* [Written instruction] Report each line of the data that includes the word "page".

---------- Material provided

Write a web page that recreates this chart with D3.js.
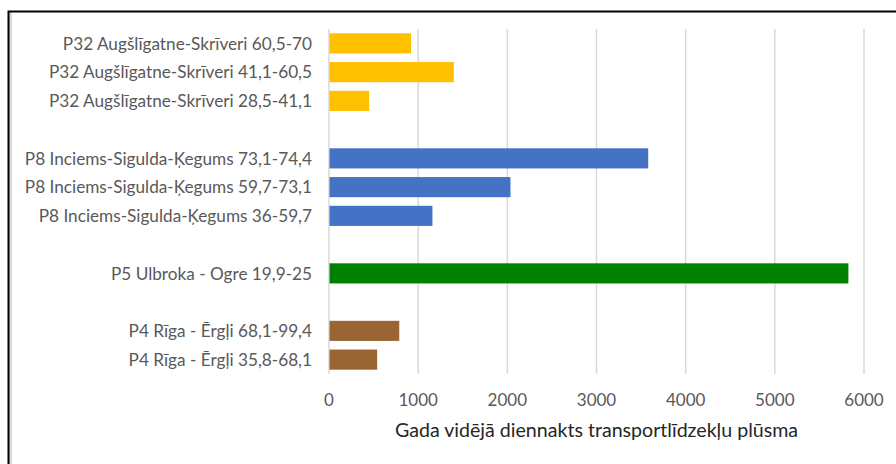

--------------------
---------- Material provided

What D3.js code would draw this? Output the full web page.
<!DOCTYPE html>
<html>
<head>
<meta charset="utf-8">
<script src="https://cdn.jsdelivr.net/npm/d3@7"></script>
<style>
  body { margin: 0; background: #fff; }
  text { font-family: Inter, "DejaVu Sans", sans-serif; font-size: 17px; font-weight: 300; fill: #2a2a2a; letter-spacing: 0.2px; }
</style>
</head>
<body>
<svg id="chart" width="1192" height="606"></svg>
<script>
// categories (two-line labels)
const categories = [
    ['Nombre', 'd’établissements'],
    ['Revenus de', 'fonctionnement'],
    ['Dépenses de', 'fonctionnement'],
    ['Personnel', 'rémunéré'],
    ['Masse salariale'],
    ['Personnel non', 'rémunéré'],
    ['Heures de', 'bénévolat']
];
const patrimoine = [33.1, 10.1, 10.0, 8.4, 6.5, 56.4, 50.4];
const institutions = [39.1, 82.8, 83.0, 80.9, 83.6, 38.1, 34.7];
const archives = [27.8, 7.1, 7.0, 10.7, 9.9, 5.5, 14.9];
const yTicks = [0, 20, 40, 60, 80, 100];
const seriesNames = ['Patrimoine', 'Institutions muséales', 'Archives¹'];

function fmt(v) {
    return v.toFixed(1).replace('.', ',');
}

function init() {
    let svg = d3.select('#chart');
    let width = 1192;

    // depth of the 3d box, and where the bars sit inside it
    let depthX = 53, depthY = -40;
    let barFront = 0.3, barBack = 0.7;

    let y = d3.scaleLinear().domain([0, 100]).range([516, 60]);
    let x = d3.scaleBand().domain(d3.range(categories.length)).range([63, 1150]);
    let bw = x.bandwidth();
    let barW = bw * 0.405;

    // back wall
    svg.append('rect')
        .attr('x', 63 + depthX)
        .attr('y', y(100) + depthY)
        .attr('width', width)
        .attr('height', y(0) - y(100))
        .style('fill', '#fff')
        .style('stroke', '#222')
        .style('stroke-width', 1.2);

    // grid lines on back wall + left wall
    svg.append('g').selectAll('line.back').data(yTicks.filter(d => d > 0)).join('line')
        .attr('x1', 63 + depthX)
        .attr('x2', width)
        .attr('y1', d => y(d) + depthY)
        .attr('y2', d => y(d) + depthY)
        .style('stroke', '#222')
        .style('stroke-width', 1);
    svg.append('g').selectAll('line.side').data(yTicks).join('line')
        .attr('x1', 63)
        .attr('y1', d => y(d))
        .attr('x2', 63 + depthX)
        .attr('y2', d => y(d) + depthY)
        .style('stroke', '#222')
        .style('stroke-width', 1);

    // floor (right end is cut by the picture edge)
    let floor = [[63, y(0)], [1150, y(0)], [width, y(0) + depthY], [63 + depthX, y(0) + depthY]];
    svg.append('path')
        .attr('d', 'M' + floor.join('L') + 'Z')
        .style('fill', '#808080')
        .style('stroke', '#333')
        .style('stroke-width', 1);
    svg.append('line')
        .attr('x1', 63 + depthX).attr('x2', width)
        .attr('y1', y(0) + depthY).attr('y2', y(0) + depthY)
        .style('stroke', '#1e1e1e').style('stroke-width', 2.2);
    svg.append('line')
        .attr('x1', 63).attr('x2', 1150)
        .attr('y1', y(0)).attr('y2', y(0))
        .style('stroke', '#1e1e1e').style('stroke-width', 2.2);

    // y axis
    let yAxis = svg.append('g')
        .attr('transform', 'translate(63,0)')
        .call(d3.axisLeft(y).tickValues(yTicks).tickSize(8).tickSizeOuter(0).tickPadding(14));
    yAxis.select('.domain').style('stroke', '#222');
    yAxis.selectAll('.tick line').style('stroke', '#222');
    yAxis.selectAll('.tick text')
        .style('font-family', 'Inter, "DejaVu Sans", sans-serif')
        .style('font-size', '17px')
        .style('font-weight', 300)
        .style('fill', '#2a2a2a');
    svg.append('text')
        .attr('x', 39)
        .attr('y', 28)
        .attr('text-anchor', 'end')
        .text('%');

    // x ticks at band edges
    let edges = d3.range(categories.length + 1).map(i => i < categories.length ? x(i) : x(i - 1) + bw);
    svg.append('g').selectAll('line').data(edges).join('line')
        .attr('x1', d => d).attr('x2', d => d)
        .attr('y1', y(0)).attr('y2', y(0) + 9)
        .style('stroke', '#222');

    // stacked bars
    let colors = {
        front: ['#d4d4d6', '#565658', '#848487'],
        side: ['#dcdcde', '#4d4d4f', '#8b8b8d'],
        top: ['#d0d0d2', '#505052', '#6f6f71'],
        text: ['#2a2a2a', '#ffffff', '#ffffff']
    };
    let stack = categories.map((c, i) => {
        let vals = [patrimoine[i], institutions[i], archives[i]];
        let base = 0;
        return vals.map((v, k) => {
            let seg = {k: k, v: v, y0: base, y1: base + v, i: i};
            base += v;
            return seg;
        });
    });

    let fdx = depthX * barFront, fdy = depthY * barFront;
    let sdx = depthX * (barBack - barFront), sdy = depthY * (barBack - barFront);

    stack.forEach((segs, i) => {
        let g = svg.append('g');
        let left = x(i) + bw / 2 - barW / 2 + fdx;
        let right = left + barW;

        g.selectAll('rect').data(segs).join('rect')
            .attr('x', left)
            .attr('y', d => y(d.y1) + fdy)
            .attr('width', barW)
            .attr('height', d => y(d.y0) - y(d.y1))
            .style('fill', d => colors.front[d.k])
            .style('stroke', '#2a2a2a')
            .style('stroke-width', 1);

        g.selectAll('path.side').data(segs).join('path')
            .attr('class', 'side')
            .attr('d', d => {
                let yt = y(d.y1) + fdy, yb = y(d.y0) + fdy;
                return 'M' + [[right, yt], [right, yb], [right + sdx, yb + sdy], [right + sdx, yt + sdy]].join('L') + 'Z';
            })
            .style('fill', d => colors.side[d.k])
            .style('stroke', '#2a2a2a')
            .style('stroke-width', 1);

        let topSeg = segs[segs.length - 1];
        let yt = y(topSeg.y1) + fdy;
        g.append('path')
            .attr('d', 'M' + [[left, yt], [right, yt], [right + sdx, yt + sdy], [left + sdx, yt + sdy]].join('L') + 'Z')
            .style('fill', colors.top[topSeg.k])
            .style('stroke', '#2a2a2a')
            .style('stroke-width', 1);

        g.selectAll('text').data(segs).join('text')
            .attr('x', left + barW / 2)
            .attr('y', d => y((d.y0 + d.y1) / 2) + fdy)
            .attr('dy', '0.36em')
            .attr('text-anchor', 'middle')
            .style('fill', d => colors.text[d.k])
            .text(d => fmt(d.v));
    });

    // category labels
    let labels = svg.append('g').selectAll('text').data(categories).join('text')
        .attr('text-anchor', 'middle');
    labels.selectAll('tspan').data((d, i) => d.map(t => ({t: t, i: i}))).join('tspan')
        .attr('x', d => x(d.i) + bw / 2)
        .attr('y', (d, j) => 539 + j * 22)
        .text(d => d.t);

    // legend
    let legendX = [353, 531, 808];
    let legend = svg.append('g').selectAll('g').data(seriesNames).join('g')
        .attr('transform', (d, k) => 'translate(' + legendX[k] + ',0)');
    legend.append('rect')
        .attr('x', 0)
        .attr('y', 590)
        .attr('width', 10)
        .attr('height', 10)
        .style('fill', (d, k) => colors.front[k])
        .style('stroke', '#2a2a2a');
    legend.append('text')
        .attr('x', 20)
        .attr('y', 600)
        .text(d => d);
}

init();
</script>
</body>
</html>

--------------------

* [Written answer]
Write a web page that recreates this chart with D3.js.
What D3.js code would draw this? Output the full web page.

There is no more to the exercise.